Un secteur de la santé en état de déshérence
Tout cela pour dire que de 2011 à 2020, l’Etat n’a rien pu construire et le secteur de la santé a continué à se dégrader. On vit avec les hôpitaux en majorité construits du temps de Bourguiba. Aujourd’hui, dans ces hôpitaux, tout fait défaut, équipements, médicaments, personnels… De plus, les moyens de prévention manquent même pour le personnel médical ainsi que les tests de dépistage, les appareils de respiration artificielle et les lits de réanimation. Ainsi, les médecins auraient-ils bientôt (si ce n’est déjà le cas) à faire le choix tragique consistant à désigner qui doit mourir et qui doivent-ils essayer de sauver.
Pourtant, au premier trimestre 2020, la Tunisie a reçu beaucoup de prêts et de dons de pays étrangers. En plus, de 200 millions de dinars de dons provenant de particuliers ou de personnes morales tunisiens, collectés dans le cadre du fonds 18/18 pour la lutte contre l’épidémie.

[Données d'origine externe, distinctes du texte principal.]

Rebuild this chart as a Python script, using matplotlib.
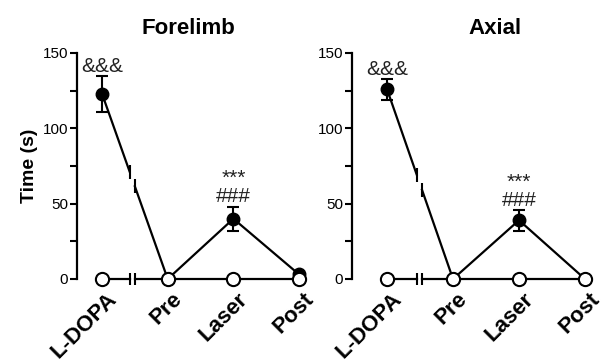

Seulement, cet argent avec lequel on aurait pu résoudre certains problèmes de la santé publique, s’est évaporé on ne sait comment. On dit qu’on s’en est servi pour combler le déficit budgétaire qui empirait d’année en année depuis 2011.
A la fin septembre 2020, Hichem Méchichi qui a succédé à Elyes Fakhfakh à la tête d’un gouvernement soi-disant indépendant des partis, n’a pas montré qu’il était un homme de poigne, ayant la volonté d’aller à la source de la crise, pour engager les réformes structurelles devant faire sortir le pays du chaos où il s’est embourbé. Son alliance avec les islamistes et leurs alliés, qui se soucient peu de la vie des Tunisiens, l’en empêche. Son ingéniosité a consisté à vouloir encore pomper dans les banques pour combler le déficit budgétaire. Ce serait alors, le coup de grâce porté à l’économie du pays, déjà à genoux.
A l’Assemblée des représentants du peuple (ARP), le triste spectacle du combat de coqs a repris. Un remaniement ministériel à la mesure d’Ennahdha et de ses laquais, sinon des élections législatives anticipées, se mijotent, alors que la Covid-19 continue de tuer. Le président Saïed est inscrit aux abonnés absents. Il a fait du droit et non la virologie. Ainsi, ce virus a-t-il rattrapé une Tunisie en faillite, et déchirée par des guerres partisanes où Ennahdha souffle le chaud et le froid, inhibant toutes stratégies pour lutter contre ce fléau.
Dans ce contexte, la Covid-19 continuerait à faire ses ravages, et les Tunisiens seraient voués à leurs saints protecteurs. Quant à moi, j’ai allumé une bougie au mausolée de Sidi Amor Ben Salha, à M’Saken.
* Ancien cadre d’administration, analyste politique.